*Requirement*. Every line below that holds the string "image" should be copied out.
--- Material provided ---
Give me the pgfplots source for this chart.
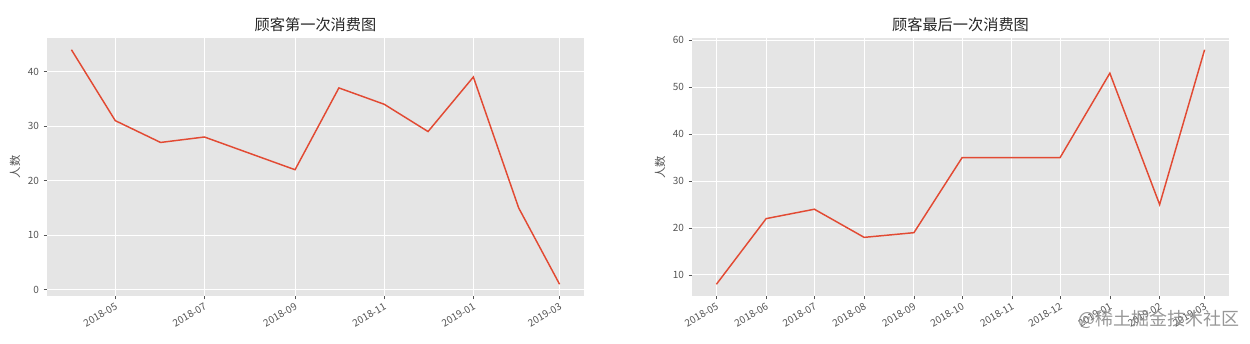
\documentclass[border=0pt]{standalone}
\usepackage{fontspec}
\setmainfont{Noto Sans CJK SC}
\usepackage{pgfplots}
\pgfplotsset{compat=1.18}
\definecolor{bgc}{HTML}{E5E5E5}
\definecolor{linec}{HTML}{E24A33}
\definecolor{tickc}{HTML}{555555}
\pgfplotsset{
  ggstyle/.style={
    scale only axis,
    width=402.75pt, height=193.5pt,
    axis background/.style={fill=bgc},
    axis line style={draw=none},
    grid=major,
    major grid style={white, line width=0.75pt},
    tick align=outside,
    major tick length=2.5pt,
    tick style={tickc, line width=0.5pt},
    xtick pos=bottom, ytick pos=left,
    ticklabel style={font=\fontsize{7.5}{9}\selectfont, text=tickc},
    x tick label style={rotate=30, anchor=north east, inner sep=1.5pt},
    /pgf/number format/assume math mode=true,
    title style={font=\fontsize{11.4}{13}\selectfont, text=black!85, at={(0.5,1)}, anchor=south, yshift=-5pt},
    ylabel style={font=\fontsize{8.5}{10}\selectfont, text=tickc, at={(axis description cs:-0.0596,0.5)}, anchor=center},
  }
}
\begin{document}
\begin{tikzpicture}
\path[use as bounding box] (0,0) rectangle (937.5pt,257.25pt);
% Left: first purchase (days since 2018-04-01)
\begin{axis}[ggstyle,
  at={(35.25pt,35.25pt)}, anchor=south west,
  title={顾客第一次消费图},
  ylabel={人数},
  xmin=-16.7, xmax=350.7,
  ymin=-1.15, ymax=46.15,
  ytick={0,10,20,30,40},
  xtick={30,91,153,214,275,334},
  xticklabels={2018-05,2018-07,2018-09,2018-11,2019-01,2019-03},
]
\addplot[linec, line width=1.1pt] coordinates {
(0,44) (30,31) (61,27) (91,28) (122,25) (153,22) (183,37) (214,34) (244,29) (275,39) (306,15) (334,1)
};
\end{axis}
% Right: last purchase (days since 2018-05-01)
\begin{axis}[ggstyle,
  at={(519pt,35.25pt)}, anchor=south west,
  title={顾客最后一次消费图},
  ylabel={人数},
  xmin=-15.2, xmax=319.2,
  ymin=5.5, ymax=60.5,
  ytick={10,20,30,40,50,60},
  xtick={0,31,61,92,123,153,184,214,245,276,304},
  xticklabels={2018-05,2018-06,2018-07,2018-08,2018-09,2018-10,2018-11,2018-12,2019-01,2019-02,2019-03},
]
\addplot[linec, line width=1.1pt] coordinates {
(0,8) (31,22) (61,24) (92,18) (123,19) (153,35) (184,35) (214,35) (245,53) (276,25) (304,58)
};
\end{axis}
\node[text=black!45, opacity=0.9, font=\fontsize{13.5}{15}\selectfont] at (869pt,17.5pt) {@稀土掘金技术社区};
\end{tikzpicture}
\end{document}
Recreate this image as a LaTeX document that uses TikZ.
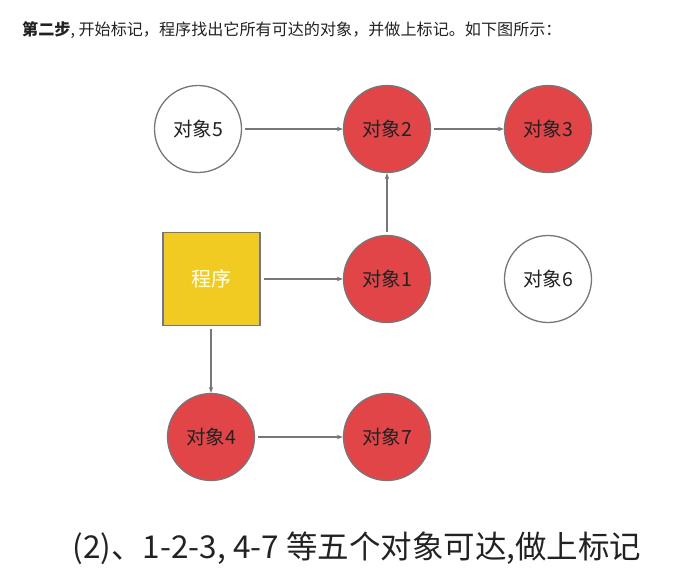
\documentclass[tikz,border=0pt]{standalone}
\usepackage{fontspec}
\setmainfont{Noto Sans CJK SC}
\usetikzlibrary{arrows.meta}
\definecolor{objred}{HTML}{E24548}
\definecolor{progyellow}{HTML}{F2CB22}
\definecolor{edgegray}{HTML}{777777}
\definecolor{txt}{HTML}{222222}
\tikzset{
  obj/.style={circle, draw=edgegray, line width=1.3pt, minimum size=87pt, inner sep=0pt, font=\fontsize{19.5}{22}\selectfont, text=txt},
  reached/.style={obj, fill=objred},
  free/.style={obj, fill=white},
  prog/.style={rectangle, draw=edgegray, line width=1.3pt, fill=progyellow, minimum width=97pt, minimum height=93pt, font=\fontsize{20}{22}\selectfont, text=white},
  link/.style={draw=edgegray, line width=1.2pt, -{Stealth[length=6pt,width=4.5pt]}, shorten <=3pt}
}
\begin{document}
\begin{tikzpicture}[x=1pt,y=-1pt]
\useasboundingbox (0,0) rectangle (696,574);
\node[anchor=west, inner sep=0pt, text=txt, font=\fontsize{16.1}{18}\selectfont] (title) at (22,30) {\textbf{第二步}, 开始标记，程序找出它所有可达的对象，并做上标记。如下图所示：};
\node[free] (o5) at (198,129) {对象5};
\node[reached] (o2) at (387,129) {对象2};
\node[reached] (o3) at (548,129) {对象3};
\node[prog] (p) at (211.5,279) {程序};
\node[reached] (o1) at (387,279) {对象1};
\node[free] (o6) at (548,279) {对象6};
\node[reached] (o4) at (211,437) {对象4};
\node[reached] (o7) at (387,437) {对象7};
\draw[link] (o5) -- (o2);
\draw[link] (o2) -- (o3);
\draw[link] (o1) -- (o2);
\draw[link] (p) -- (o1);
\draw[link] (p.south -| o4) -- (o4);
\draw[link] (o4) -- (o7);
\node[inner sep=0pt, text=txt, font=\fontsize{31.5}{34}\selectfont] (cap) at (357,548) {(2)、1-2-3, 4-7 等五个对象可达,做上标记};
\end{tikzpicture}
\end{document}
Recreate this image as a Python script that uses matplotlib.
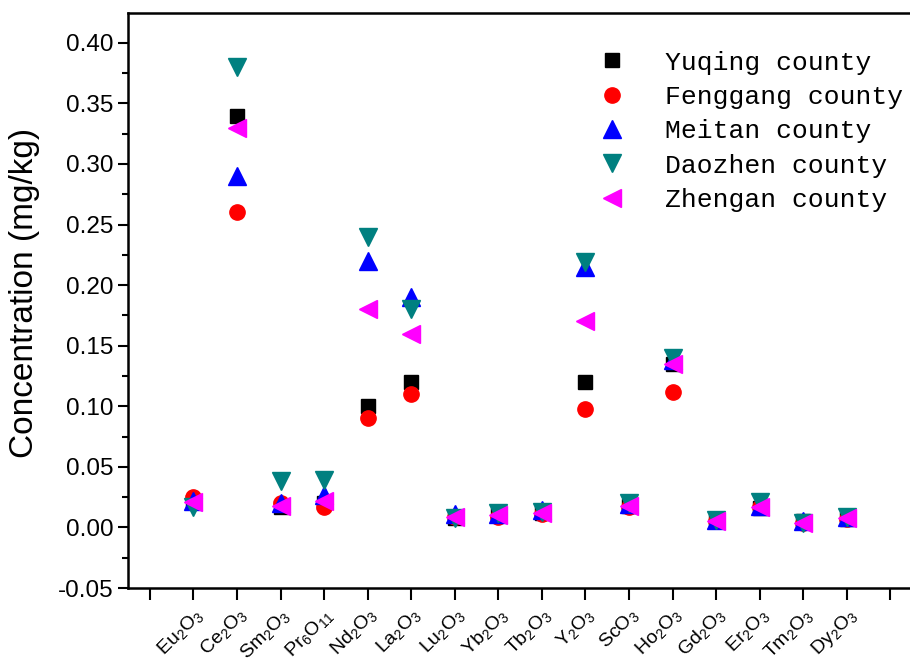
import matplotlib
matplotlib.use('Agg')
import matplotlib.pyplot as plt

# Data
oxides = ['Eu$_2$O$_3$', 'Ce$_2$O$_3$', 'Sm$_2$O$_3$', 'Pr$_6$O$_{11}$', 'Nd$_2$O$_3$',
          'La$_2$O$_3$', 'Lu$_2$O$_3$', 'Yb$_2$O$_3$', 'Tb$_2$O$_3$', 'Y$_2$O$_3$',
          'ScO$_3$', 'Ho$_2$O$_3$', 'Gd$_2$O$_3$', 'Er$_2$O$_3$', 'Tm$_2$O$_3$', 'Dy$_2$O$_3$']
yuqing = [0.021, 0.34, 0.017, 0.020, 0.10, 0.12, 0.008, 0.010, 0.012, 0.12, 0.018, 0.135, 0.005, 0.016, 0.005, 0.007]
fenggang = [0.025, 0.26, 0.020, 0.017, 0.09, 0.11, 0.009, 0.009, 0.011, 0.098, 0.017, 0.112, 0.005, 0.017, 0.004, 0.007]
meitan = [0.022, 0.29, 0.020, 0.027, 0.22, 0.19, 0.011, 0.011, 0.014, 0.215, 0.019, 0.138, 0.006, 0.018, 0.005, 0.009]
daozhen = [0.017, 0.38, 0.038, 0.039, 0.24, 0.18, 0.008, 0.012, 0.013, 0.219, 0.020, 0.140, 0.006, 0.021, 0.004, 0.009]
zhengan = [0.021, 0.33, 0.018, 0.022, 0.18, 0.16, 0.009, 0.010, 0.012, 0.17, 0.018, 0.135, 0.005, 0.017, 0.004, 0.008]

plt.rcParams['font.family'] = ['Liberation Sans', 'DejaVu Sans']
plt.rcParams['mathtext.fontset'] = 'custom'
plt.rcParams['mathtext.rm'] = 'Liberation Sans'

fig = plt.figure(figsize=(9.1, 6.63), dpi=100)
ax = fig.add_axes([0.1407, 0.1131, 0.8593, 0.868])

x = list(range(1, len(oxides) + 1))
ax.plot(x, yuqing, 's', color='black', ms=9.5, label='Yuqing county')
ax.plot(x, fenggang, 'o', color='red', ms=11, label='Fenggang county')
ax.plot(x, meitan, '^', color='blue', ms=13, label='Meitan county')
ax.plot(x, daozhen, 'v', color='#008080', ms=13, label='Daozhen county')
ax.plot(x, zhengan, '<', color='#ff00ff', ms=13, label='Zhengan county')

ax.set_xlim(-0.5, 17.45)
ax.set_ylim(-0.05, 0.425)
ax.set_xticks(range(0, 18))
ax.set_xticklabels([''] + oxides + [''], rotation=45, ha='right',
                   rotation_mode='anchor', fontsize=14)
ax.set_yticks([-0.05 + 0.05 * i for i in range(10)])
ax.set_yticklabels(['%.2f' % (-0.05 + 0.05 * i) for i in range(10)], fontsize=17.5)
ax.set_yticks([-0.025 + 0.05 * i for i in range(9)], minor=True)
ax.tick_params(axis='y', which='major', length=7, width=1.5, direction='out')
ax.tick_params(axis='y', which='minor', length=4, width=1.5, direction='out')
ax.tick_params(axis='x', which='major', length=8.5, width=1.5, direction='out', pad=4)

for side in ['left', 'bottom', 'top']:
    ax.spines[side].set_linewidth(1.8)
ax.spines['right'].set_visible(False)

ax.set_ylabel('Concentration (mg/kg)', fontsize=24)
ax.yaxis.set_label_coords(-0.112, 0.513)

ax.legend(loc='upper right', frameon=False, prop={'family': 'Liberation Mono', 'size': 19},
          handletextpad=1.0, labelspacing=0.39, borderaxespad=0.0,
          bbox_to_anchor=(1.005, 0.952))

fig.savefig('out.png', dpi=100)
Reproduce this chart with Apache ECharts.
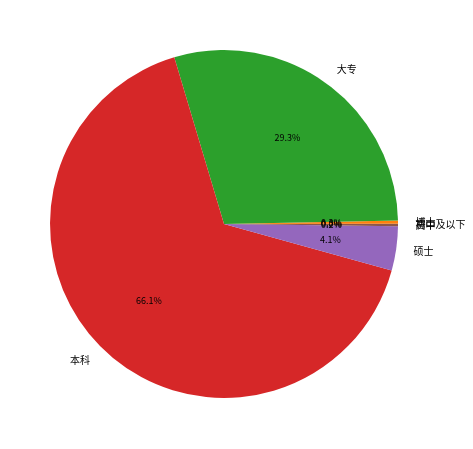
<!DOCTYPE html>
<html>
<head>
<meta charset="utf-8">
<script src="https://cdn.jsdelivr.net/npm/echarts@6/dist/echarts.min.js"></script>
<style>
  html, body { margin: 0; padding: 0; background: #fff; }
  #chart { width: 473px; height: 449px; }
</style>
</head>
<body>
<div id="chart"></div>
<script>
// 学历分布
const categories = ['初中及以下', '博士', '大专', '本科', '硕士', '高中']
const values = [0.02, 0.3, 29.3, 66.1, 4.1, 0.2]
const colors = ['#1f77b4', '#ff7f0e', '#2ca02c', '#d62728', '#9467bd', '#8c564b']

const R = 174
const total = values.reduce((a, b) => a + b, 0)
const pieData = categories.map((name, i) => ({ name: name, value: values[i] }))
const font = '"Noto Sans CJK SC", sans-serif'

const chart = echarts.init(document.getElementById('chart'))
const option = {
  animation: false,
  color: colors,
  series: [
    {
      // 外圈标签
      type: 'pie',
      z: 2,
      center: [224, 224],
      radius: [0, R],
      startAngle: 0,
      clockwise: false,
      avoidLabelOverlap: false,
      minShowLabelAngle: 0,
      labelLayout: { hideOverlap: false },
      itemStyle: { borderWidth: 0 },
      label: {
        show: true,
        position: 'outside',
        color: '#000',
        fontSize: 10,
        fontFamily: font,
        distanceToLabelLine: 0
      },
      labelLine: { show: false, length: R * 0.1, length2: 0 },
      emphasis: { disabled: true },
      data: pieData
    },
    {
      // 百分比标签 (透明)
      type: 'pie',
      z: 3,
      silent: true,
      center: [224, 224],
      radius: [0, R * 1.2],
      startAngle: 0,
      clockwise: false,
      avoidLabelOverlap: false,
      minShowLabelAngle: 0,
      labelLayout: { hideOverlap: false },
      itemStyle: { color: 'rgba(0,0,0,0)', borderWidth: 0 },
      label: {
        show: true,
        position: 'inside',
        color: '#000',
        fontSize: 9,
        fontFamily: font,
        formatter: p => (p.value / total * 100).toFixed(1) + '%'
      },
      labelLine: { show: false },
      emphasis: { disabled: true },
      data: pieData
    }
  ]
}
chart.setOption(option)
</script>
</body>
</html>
---
*Full answer*.
Recreate this image as a LaTeX document that uses TikZ.
Recreate this image as a Python script that uses matplotlib.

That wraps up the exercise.